## RECORDS
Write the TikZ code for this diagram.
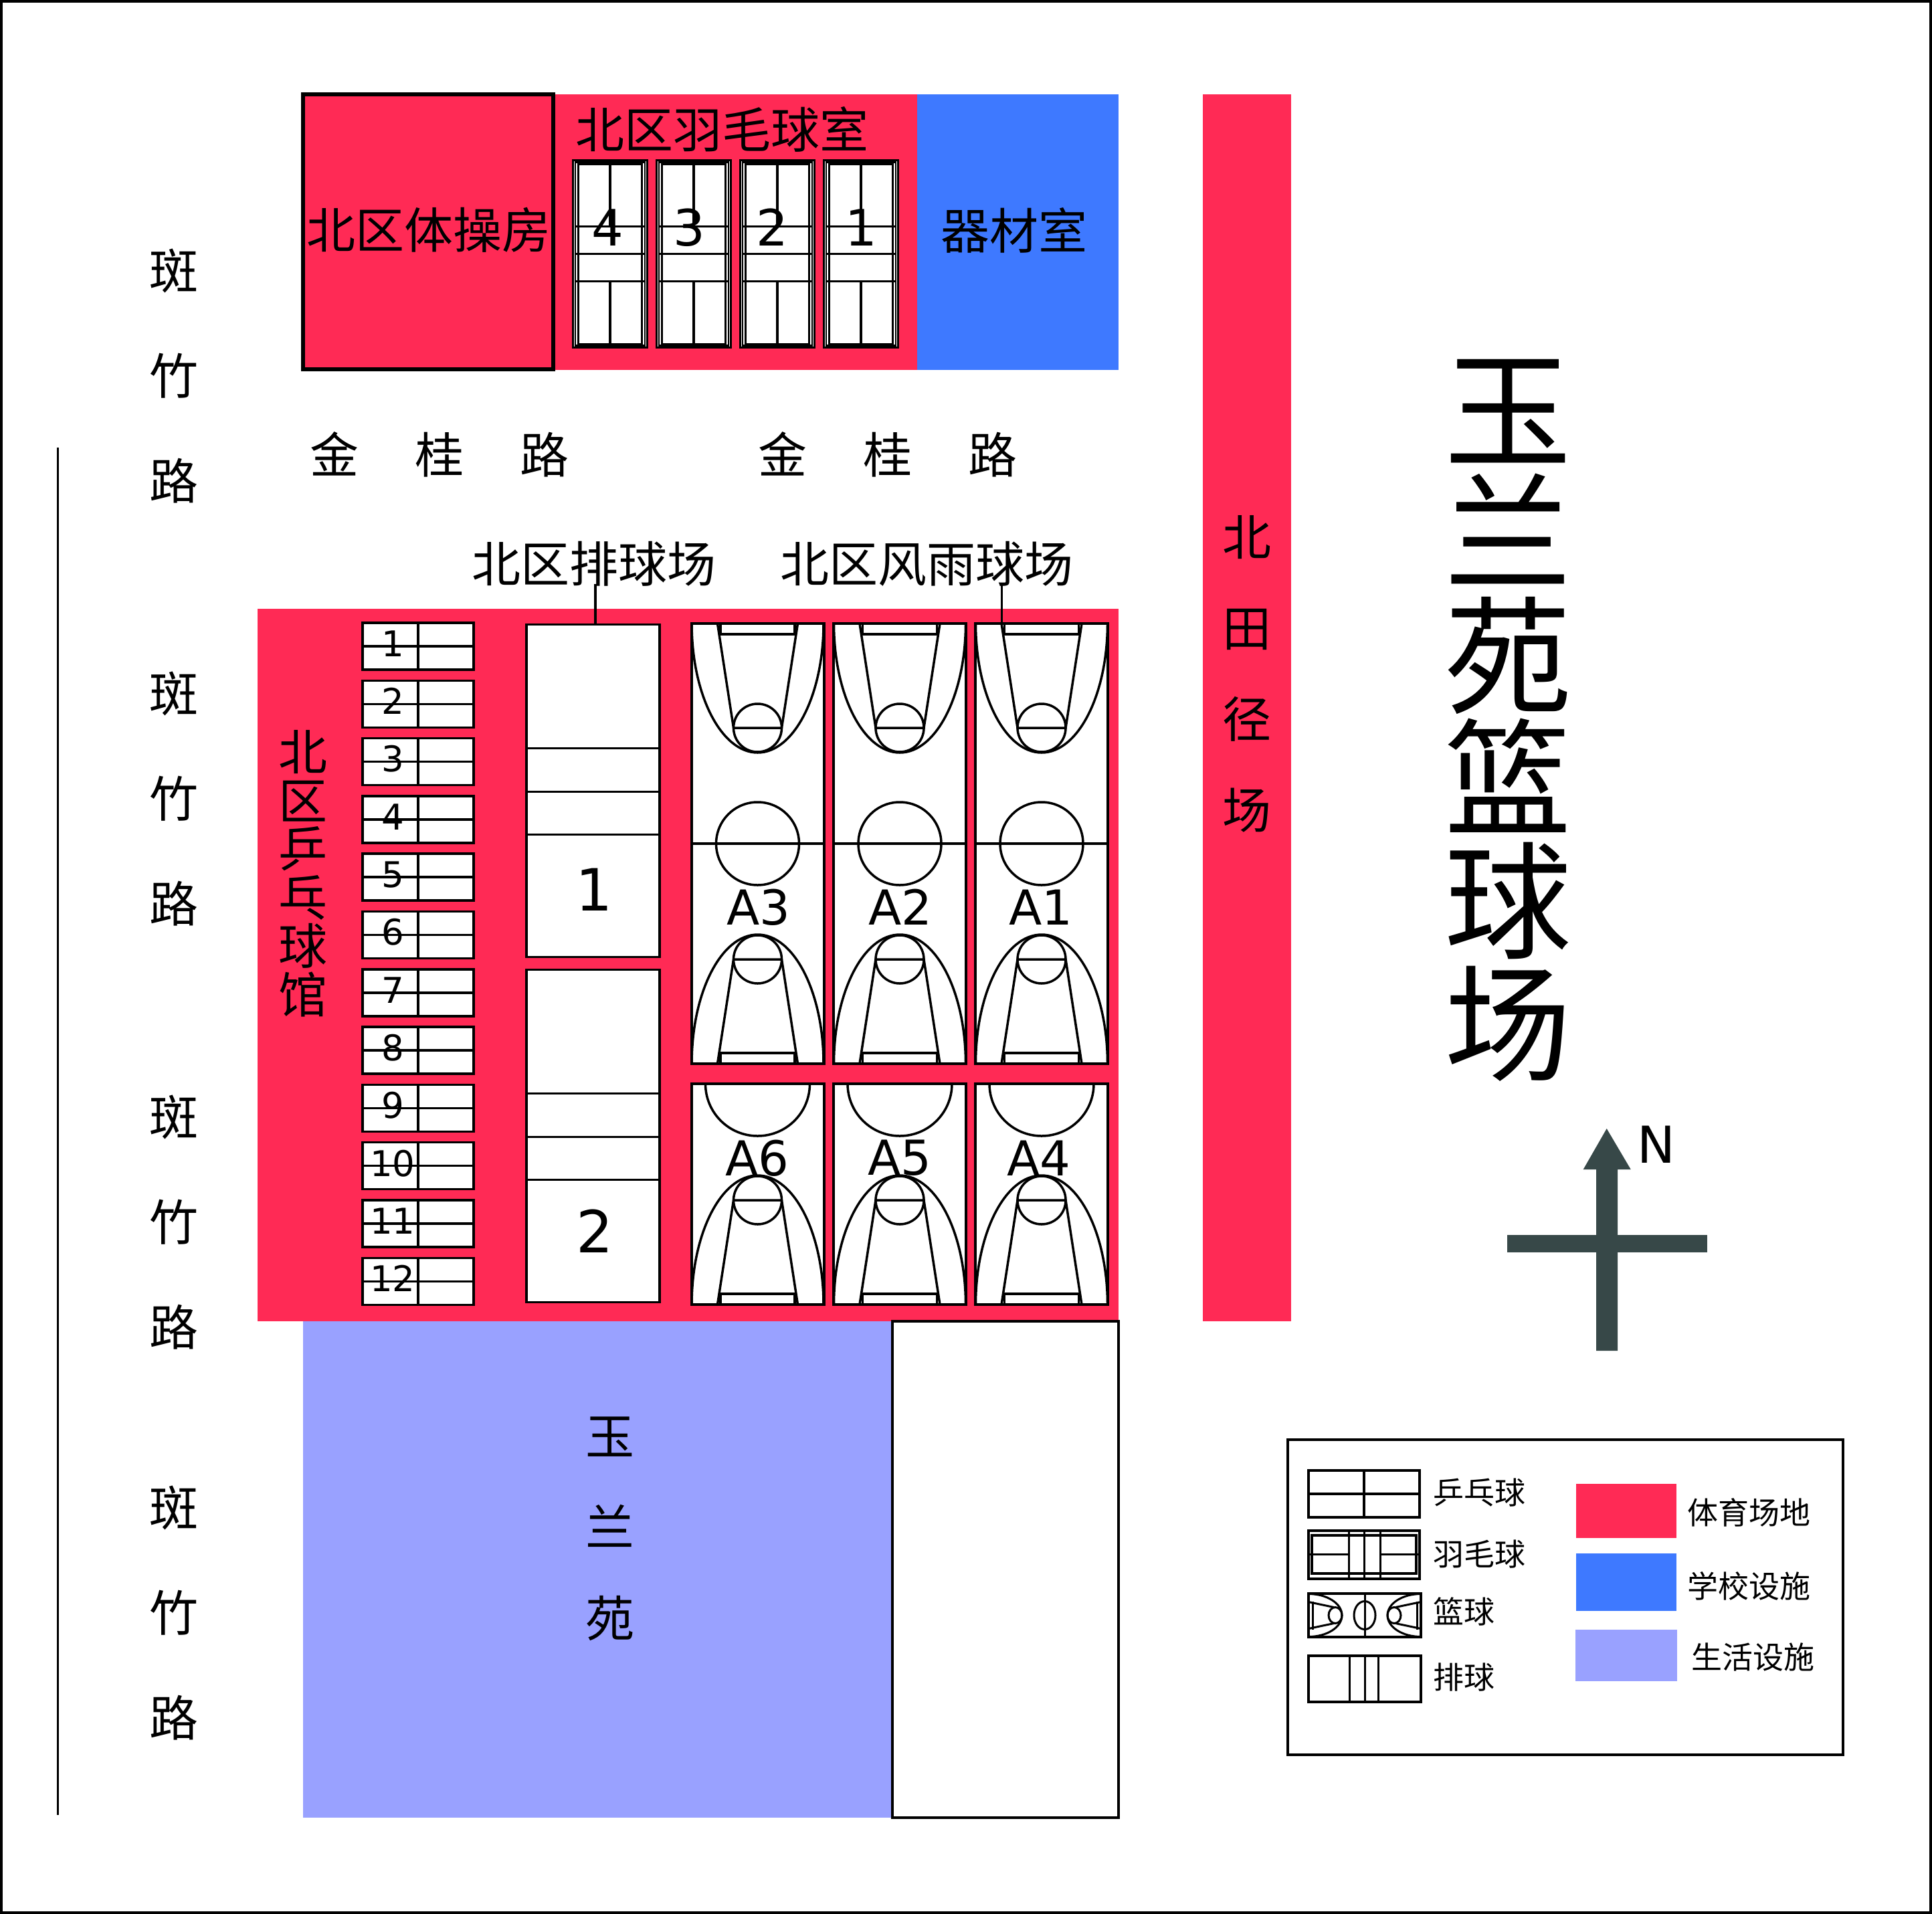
\documentclass[tikz,border=0pt]{standalone}
\usepackage{fontspec}
\setmainfont{DejaVu Sans}
\newfontfamily\cjk{Noto Sans CJK SC}
\usetikzlibrary{positioning}
\definecolor{sportred}{HTML}{FF2A55}
\definecolor{schoolblue}{HTML}{3E79FF}
\definecolor{lifepurple}{HTML}{99A1FF}
\definecolor{compassgrey}{HTML}{374848}
\newcommand{\fsz}[2]{\fontsize{#1}{#2}\selectfont}
\tikzset{
  x=1pt, y=-1pt,
  zone/.style={inner sep=0pt, outer sep=0pt},
  place/.style={font=\cjk\fsz{73}{73}, inner sep=0pt, align=center},
  keytext/.style={font=\cjk\fsz{46}{46}, inner sep=0pt, anchor=west},
  court/.style={draw=black, fill=white, line width=3.5pt, inner sep=0pt, outer sep=0pt},
  bcourt/.style={court, line width=4pt, minimum width=198pt},
  ttable/.style={court, minimum width=166pt, minimum height=70pt},
  vcourt/.style={court, minimum width=199pt, minimum height=497pt},
  pics/hoopend/.style={code={
    \draw[line width=3.5pt] (-98.5,0) arc[start angle=180, end angle=360, x radius=98.5pt, y radius=193pt];
    \draw[line width=3.5pt] (-60,0) -- (-36,156) -- (36,156) -- (60,0);
    \draw[line width=3.5pt] (0,156) circle (36pt);
    \draw[line width=3.5pt] (-55.5,0) -- (-55.5,16) -- (55.5,16) -- (55.5,0);
  }},
  pics/wingcourt/.style={code={
    \draw[line width=3.5pt, fill=white] (-55.5,0) rectangle (55.5,280);
    \draw[line width=2.2pt] (-52,3) rectangle (52,277);
    \draw[line width=3.5pt] (-47.5,6) rectangle (47.5,275);
    \draw[line width=3.5pt] (0,0) -- (0,99) (0,181) -- (0,280);
    \draw[line width=3.5pt] (-53,99) -- (53,99) (-53,140) -- (53,140) (-53,181) -- (53,181);
  }},
  pics/keyend/.style={code={
    \draw[line width=3pt] (0,-32) arc[start angle=90, end angle=-90, x radius=50pt, y radius=32pt];
    \draw[line width=3pt] (0,-20) -- (38,-12) (0,20) -- (38,12);
    \draw[line width=3pt] (6,-21) -- (6,21);
    \draw[line width=3pt] (40,0) ellipse (10pt and 12pt);
  }}
}
\begin{document}
\begin{tikzpicture}
\useasboundingbox (0,0) rectangle (2888,2861);
\fill[white] (0,0) rectangle (2888,2861);
\draw[line width=3.5pt] (2,2) rectangle (2886,2859);
\draw[line width=3.5pt] (86.6,669) -- (86.6,2713);

\fill[sportred] (830,141) rectangle (1371,553);
\fill[schoolblue] (1371,141) rectangle (1672,553);
\draw[line width=6pt, fill=sportred] (453,141) rectangle (827,552);
\fill[sportred] (385,910) rectangle (1672,1975);
\fill[sportred] (1798,141) rectangle (1930,1975);
\fill[lifepurple] (453,1975) rectangle (1334,2717);
\node[court, minimum width=338pt, minimum height=742pt] (spare) at (1503,2346) {};

\foreach \sy in {562,1194,1827,2411}
  \node[place, font=\cjk\fsz{73}{157}] (banzhu\sy) at (260,\sy) {斑\\竹\\路};
\foreach \sx in {657,1327}
  \node[place] (jingui\sx) at (\sx,679) {金\hspace{84pt}桂\hspace{84pt}路};

\node[place] (gymhall) at (641,344) {北区体操房};
\node[place] (badhall) at (1079,193) {北区羽毛球室};
\node[place] (storeroom) at (1516,344) {器材室};
\node[place, font=\cjk\fsz{73}{136}] (trackfield) at (1864,1007) {北\\田\\径\\场};
\node[place, font=\cjk\fsz{190}{183.5}] (sitename) at (2254,1077) {玉\\兰\\苑\\篮\\球\\场};
\node[place, font=\cjk\fsz{73}{72.5}] (pinghall) at (453,1306) {北\\区\\乒\\乓\\球\\馆};
\node[place, font=\cjk\fsz{73}{136}] (yulan) at (912,2285) {玉\\兰\\苑};
\node[place] (volleyhead) at (888,843) {北区排球场};
\node[place] (basketed) at (1385,843) {北区风雨球场};

\foreach \n/\cx/\lx in {4/912/908,3/1037/1030,2/1162/1154,1/1287/1287}{
  \pic at (\cx,239.5) {wingcourt};
  \node[inner sep=0pt, font=\fsz{75}{75}] (badnum\n) at (\lx,340) {\n};
}

\foreach \i in {1,...,12}{
  \pgfmathsetmacro{\ty}{966+(\i-1)*86.3}
  \node[ttable] (table\i) at (625,\ty) {};
  \draw[line width=3.5pt] (table\i.north) -- (table\i.south) (table\i.west) -- (table\i.east);
  \node[inner sep=0pt, font=\fsz{53}{53}] (tablenum\i) at (587,\ty-4) {\i};
}

\foreach \v/\vy/\vn in {a/1182/1,b/1698/2}{
  \node[vcourt] (vcourt\v) at (886.5,\vy) {};
  \foreach \d in {185,250,314}
    \draw[line width=3.5pt] (vcourt\v.north west) ++(0,\d) -- ++(199,0);
}
\node[inner sep=0pt, font=\fsz{87}{87}] (vnuma) at (888,1330) {1};
\node[inner sep=0pt, font=\fsz{87}{87}] (vnumb) at (889,1840) {2};

\foreach \n/\cx/\lx in {3/1132.5/1134,2/1345/1346,1/1557/1556}{
  \node[bcourt, minimum height=658pt] (court\n) at (\cx,1261) {};
  \pic at (\cx,932) {hoopend};
  \pic[yscale=-1] at (\cx,1590) {hoopend};
  \draw[line width=3.5pt] (court\n.west) -- (court\n.east);
  \draw[line width=3.5pt] (\cx,1261) circle (62pt);
  \node[inner sep=0pt, font=\fsz{72}{72}] (label\n) at (\lx,1356) {A\n};
}
\foreach \n/\cx/\lx in {6/1132.5/1132,5/1345/1345,4/1557/1553}{
  \node[bcourt, minimum height=330pt] (court\n) at (\cx,1785) {};
  \pic[yscale=-1] at (\cx,1950) {hoopend};
  \draw[line width=3.5pt] (\cx-78,1620) arc[start angle=180, end angle=360, radius=78pt];
  \node[inner sep=0pt, font=\fsz{72}{72}] (label\n) at (\lx,1731) {A\n};
}

\coordinate (volleylead) at (890,873);
\coordinate (basketlead) at (1497.7,873);
\draw[line width=3.5pt] (volleylead) -- (volleylead |- vcourta.north);
\draw[line width=3.5pt] (basketlead) -- (basketlead |- court1.north);

\fill[compassgrey] (2386,2019) -- (2386,1748) -- (2366.7,1748) -- (2401.7,1687) -- (2437.7,1748) -- (2418,1748) -- (2418,2019) -- cycle;
\fill[compassgrey] (2253,1846) rectangle (2552,1872);
\node[inner sep=0pt, font=\fsz{76}{76}] (north) at (2476,1711) {N};

\node[court, minimum width=830pt, minimum height=471pt] (keybox) at (2340,2387.5) {};
\node[court, minimum width=166pt, minimum height=70pt] (keytable) at (2039,2233) {};
\draw[line width=3.5pt] (keytable.north) -- (keytable.south) (keytable.west) -- (keytable.east);
\node[keytext] (keytabletext) at (2142,2231) {乒乓球};

\node[court, minimum width=166pt, minimum height=72pt] (keybad) at (2039,2324) {};
\draw[line width=4pt] (1961,2295) rectangle (2117,2352);
\draw[line width=3pt] (2016.5,2288) -- (2016.5,2360) (2039,2288) -- (2039,2360) (2063.6,2288) -- (2063.6,2360);
\draw[line width=3pt] (1958,2323) -- (2016.5,2323) (2063.6,2323) -- (2120,2323);
\node[keytext] (keybadtext) at (2142,2323) {羽毛球};

\node[court, minimum width=168pt, minimum height=65pt] (keybasket) at (2040,2414.5) {};
\draw[line width=3pt] (keybasket.north) -- (keybasket.south);
\draw[line width=3pt] (2040,2414.5) ellipse (16pt and 21pt);
\pic at (1956,2414.5) {keyend};
\pic[xscale=-1] at (2124,2414.5) {keyend};
\node[keytext] (keybaskettext) at (2142,2409) {篮球};

\node[court, minimum width=168pt, minimum height=69pt] (keyvolley) at (2040,2509.5) {};
\draw[line width=3pt] (2017.7,2475) -- (2017.7,2544) (keyvolley.north) -- (keyvolley.south) (2060.7,2475) -- (2060.7,2544);
\node[keytext] (keyvolleytext) at (2142,2507) {排球};

\node[zone, fill=sportred, minimum width=150pt, minimum height=81pt] (keysport) at (2431,2258.5) {};
\node[zone, fill=schoolblue, minimum width=150pt, minimum height=86pt] (keyschool) at (2431,2365) {};
\node[zone, fill=lifepurple, minimum width=152pt, minimum height=77pt] (keylife) at (2431,2474.5) {};
\node[keytext] (keysporttext) at (2522,2261) {体育场地};
\node[keytext] (keyschooltext) at (2522,2371) {学校设施};
\node[keytext] (keylifetext) at (2528,2477) {生活设施};
\end{tikzpicture}
\end{document}
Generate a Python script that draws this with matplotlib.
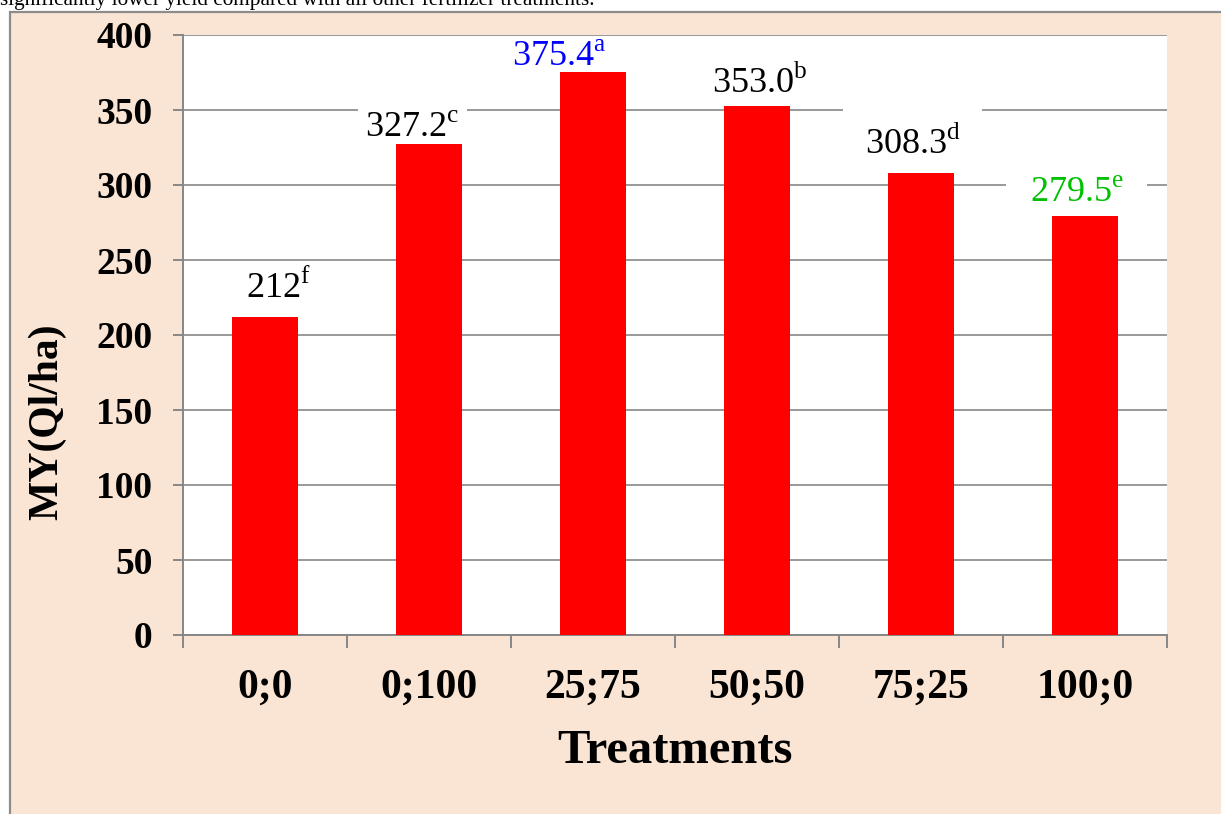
import matplotlib
matplotlib.use("Agg")
import matplotlib.pyplot as plt
from matplotlib.patches import Rectangle

# Marketable yield per fertilizer treatment (Ql/ha) with significance letters
treatments = ["0;0", "0;100", "25;75", "50;50", "75;25", "100;0"]
yields = [212, 327.2, 375.4, 353.0, 308.3, 279.5]
value_text = ["212", "327.2", "375.4", "353.0", "308.3", "279.5"]
letters = ["f", "c", "a", "b", "d", "e"]
label_colors = ["black", "black", "#0000ff", "black", "black", "#00c000"]
y_ticks = [0, 50, 100, 150, 200, 250, 300, 350, 400]

# label placement tweaks (points) and white box padding (None = no box)
label_dx = [10, -12, -24, 2, -6, -6]
label_dy = [14, 5, 4, 9, 13, 10]
label_pad = [0.2, 0.2, None, 0.2, 0.6, 0.65]

plt.rcParams["font.family"] = "Liberation Serif"
plt.rcParams["mathtext.fontset"] = "custom"
plt.rcParams["mathtext.rm"] = "Liberation Serif"

grey = "#878787"

fig = plt.figure(figsize=(12.21, 8.14), dpi=100)
fig.patch.set_facecolor("white")

# chart area frame
frame = Rectangle((10 / 1221, -0.01), 1.0, 1 - 12 / 814 + 0.01,
                  transform=fig.transFigure, facecolor="#fae5d4",
                  edgecolor="#8c8c8c", linewidth=1.6, zorder=-5)
fig.add_artist(frame)

fig.text(0.0, 1 - 5 / 814, "significantly lower yield compared with all other fertilizer treatments.",
         fontsize=15.3, va="baseline", ha="left")

ax = fig.add_axes([183 / 1221, 1 - 635 / 814, (1167 - 183) / 1221, 600 / 814])
ax.set_facecolor("white")

x = list(range(len(treatments)))
ax.bar(x, yields, width=0.4, color="#ff0000", zorder=4)

ax.set_xlim(-0.5, len(treatments) - 0.5)
ax.set_ylim(0, 400)
ax.set_yticks(y_ticks)
ax.set_yticklabels([str(v) for v in y_ticks], fontsize=27, fontweight="bold")

# category boundaries carry the ticks, labels sit at the centres
ax.set_xticks([i - 0.5 for i in range(len(treatments) + 1)])
ax.set_xticklabels([])
ax.set_xticks(x, minor=True)
ax.set_xticklabels(treatments, minor=True, fontsize=30, fontweight="bold")
ax.tick_params(axis="x", which="major", length=9, width=1.4, color=grey, direction="out")
ax.tick_params(axis="x", which="minor", length=0, pad=24)
ax.tick_params(axis="y", length=7, width=1.4, color=grey, direction="out", pad=15)

ax.set_axisbelow(True)
ax.yaxis.grid(True, color=grey, linewidth=1.2)
for side in ["top", "right"]:
    ax.spines[side].set_visible(False)
for side in ["left", "bottom"]:
    ax.spines[side].set_color(grey)
    ax.spines[side].set_linewidth(1.4)

for i, v in enumerate(yields):
    box = None
    if label_pad[i] is not None:
        box = dict(boxstyle="square,pad=%s" % label_pad[i], facecolor="white", edgecolor="none")
    ax.annotate(value_text[i] + r"$^{\mathrm{" + letters[i] + "}}$",
                xy=(i, v), xytext=(label_dx[i], label_dy[i]), textcoords="offset points",
                ha="center", va="baseline", fontsize=26, color=label_colors[i], zorder=3,
                bbox=box)

ax.set_xlabel("Treatments", fontsize=35, fontweight="bold", labelpad=16)
fig.text(47 / 1221, 1 - 422 / 814, "MY(Ql/ha)", rotation=90, fontsize=30,
         fontweight="bold", ha="center", va="center")

fig.savefig("out.png", dpi=100)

## WHAT IS ASKED
Only the lines from the start of the material through the line containing "(86.6,669) -- (86.6,2713);" should be transcribed. Pictures stay out.

## WRITTEN ANSWER
Write the TikZ code for this diagram.
\documentclass[tikz,border=0pt]{standalone}
\usepackage{fontspec}
\setmainfont{DejaVu Sans}
\newfontfamily\cjk{Noto Sans CJK SC}
\usetikzlibrary{positioning}
\definecolor{sportred}{HTML}{FF2A55}
\definecolor{schoolblue}{HTML}{3E79FF}
\definecolor{lifepurple}{HTML}{99A1FF}
\definecolor{compassgrey}{HTML}{374848}
\newcommand{\fsz}[2]{\fontsize{#1}{#2}\selectfont}
\tikzset{
  x=1pt, y=-1pt,
  zone/.style={inner sep=0pt, outer sep=0pt},
  place/.style={font=\cjk\fsz{73}{73}, inner sep=0pt, align=center},
  keytext/.style={font=\cjk\fsz{46}{46}, inner sep=0pt, anchor=west},
  court/.style={draw=black, fill=white, line width=3.5pt, inner sep=0pt, outer sep=0pt},
  bcourt/.style={court, line width=4pt, minimum width=198pt},
  ttable/.style={court, minimum width=166pt, minimum height=70pt},
  vcourt/.style={court, minimum width=199pt, minimum height=497pt},
  pics/hoopend/.style={code={
    \draw[line width=3.5pt] (-98.5,0) arc[start angle=180, end angle=360, x radius=98.5pt, y radius=193pt];
    \draw[line width=3.5pt] (-60,0) -- (-36,156) -- (36,156) -- (60,0);
    \draw[line width=3.5pt] (0,156) circle (36pt);
    \draw[line width=3.5pt] (-55.5,0) -- (-55.5,16) -- (55.5,16) -- (55.5,0);
  }},
  pics/wingcourt/.style={code={
    \draw[line width=3.5pt, fill=white] (-55.5,0) rectangle (55.5,280);
    \draw[line width=2.2pt] (-52,3) rectangle (52,277);
    \draw[line width=3.5pt] (-47.5,6) rectangle (47.5,275);
    \draw[line width=3.5pt] (0,0) -- (0,99) (0,181) -- (0,280);
    \draw[line width=3.5pt] (-53,99) -- (53,99) (-53,140) -- (53,140) (-53,181) -- (53,181);
  }},
  pics/keyend/.style={code={
    \draw[line width=3pt] (0,-32) arc[start angle=90, end angle=-90, x radius=50pt, y radius=32pt];
    \draw[line width=3pt] (0,-20) -- (38,-12) (0,20) -- (38,12);
    \draw[line width=3pt] (6,-21) -- (6,21);
    \draw[line width=3pt] (40,0) ellipse (10pt and 12pt);
  }}
}
\begin{document}
\begin{tikzpicture}
\useasboundingbox (0,0) rectangle (2888,2861);
\fill[white] (0,0) rectangle (2888,2861);
\draw[line width=3.5pt] (2,2) rectangle (2886,2859);
\draw[line width=3.5pt] (86.6,669) -- (86.6,2713);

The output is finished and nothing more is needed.